This was one of those really satisfying projects that improves the lives of my colleagues in addition to our users.
JWP's existing closed caption editor received SO MANY complaints from customers. It was kind of a low-level plague hanging over the heads of our help desk, PMs, and Account Managers. So I fixed it!
Editing captions is a finicky process. The editor needs to be able to zoom through every line of speech in a (potentially long) video, read a lot of text, make tiny edits, and check how the captions will look to the end user.
Our existing editor didn't make it easy to do any of that! And Donni from the help desk was fielding a hopeless number of complaints from users.
I scheduled some interviews with the most frequent complainers to walk through their process and figure out what was actually going wrong in their workflows. And they did NOT hold back! I was able to form a really detailed picture of how this tool was disrupting their workday.
Users also hated that they had to press a “confirm” button when a caption was changed. Their instinct was to simply click into another caption and begin editing.

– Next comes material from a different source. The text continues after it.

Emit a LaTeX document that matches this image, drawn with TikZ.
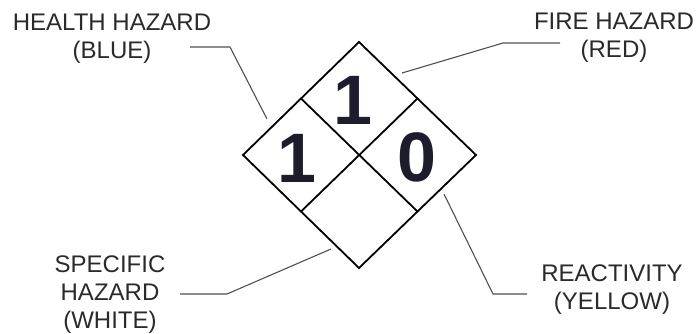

Here, the user can simply click a caption or use arrow keys to navigate, with no added friction.
Time was represented in a weird way in the existing tool. It was just a list of captions with timecodes, but users tend to think of time on the x-axis. Except in China, interestingly, but that's an issue for another day.
Ultimately, the way to allow users to form a correct mental map of this feature (and thus be able to predict where captions exist in time) is to provide a timeline! Now, instead of having to parse and compare hundreds of timecodes, users can see each caption represented as a chunk of time. It's much more obvious how the captions relate to each other!
Now, when users add a caption, it appears right where they expect it to.
I mean this was an easy win, but putting the captions in a scrollable table solved the most annoying workflow problem for customers.
It's crucial to see captions overlaid on top of the video to assess length, legibility, and timing-- and this change allowed customers to view the preview no matter how far down the list they're working
With the addition of this little nugget, there's no ambiguity about whether or not a caption track is visible to viewers.
Once this feature had been developed and passed QA, my team made the decision to release it behind a cookie at first. This would allow us to circle back with the angry customers we had interviewed in the research stage to ensure that the tool solved their initial problems.
The response was incredible! These users were able to create and edit caption tracks with very little guidance. The thing that seemed to really make the biggest difference was the timeline. All of a sudden, users were able to create an accurate mental model of how time worked within this tool.
Reassured, we removed the cookie so the new CC editor was available to all users and we never looked back.